Objective » Quote the whole listing word for word. Do not include the pictures.

Given material »
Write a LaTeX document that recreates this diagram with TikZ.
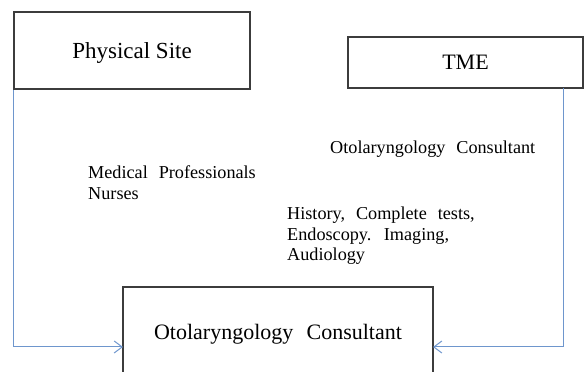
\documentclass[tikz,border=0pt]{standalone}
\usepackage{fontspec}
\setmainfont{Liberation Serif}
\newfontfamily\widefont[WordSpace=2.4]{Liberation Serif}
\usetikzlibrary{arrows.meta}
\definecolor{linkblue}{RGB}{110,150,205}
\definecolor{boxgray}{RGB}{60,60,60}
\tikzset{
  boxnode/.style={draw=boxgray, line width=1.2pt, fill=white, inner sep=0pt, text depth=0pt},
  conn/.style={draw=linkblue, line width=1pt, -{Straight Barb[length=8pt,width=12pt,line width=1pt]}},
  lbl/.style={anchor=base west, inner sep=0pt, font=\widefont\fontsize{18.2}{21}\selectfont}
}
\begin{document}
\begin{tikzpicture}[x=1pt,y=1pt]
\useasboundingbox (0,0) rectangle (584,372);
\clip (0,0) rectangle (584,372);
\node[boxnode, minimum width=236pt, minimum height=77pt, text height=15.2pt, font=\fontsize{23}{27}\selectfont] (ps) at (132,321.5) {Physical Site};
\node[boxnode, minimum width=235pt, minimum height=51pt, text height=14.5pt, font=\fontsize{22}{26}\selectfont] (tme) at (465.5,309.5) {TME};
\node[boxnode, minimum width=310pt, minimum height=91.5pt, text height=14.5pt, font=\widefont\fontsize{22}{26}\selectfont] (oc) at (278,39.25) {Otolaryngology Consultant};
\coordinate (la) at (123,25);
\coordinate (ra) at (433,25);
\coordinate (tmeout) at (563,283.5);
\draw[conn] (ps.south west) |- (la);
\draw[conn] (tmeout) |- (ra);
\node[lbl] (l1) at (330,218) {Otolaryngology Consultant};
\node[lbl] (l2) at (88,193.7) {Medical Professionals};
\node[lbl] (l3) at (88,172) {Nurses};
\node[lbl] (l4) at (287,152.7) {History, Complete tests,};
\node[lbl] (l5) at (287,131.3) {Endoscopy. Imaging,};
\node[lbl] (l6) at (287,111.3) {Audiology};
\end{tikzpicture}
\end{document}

Reply »
Write a LaTeX document that recreates this diagram with TikZ.
\documentclass[tikz,border=0pt]{standalone}
\usepackage{fontspec}
\setmainfont{Liberation Serif}
\newfontfamily\widefont[WordSpace=2.4]{Liberation Serif}
\usetikzlibrary{arrows.meta}
\definecolor{linkblue}{RGB}{110,150,205}
\definecolor{boxgray}{RGB}{60,60,60}
\tikzset{
  boxnode/.style={draw=boxgray, line width=1.2pt, fill=white, inner sep=0pt, text depth=0pt},
  conn/.style={draw=linkblue, line width=1pt, -{Straight Barb[length=8pt,width=12pt,line width=1pt]}},
  lbl/.style={anchor=base west, inner sep=0pt, font=\widefont\fontsize{18.2}{21}\selectfont}
}
\begin{document}
\begin{tikzpicture}[x=1pt,y=1pt]
\useasboundingbox (0,0) rectangle (584,372);
\clip (0,0) rectangle (584,372);
\node[boxnode, minimum width=236pt, minimum height=77pt, text height=15.2pt, font=\fontsize{23}{27}\selectfont] (ps) at (132,321.5) {Physical Site};
\node[boxnode, minimum width=235pt, minimum height=51pt, text height=14.5pt, font=\fontsize{22}{26}\selectfont] (tme) at (465.5,309.5) {TME};
\node[boxnode, minimum width=310pt, minimum height=91.5pt, text height=14.5pt, font=\widefont\fontsize{22}{26}\selectfont] (oc) at (278,39.25) {Otolaryngology Consultant};
\coordinate (la) at (123,25);
\coordinate (ra) at (433,25);
\coordinate (tmeout) at (563,283.5);
\draw[conn] (ps.south west) |- (la);
\draw[conn] (tmeout) |- (ra);
\node[lbl] (l1) at (330,218) {Otolaryngology Consultant};
\node[lbl] (l2) at (88,193.7) {Medical Professionals};
\node[lbl] (l3) at (88,172) {Nurses};
\node[lbl] (l4) at (287,152.7) {History, Complete tests,};
\node[lbl] (l5) at (287,131.3) {Endoscopy. Imaging,};
\node[lbl] (l6) at (287,111.3) {Audiology};
\end{tikzpicture}
\end{document}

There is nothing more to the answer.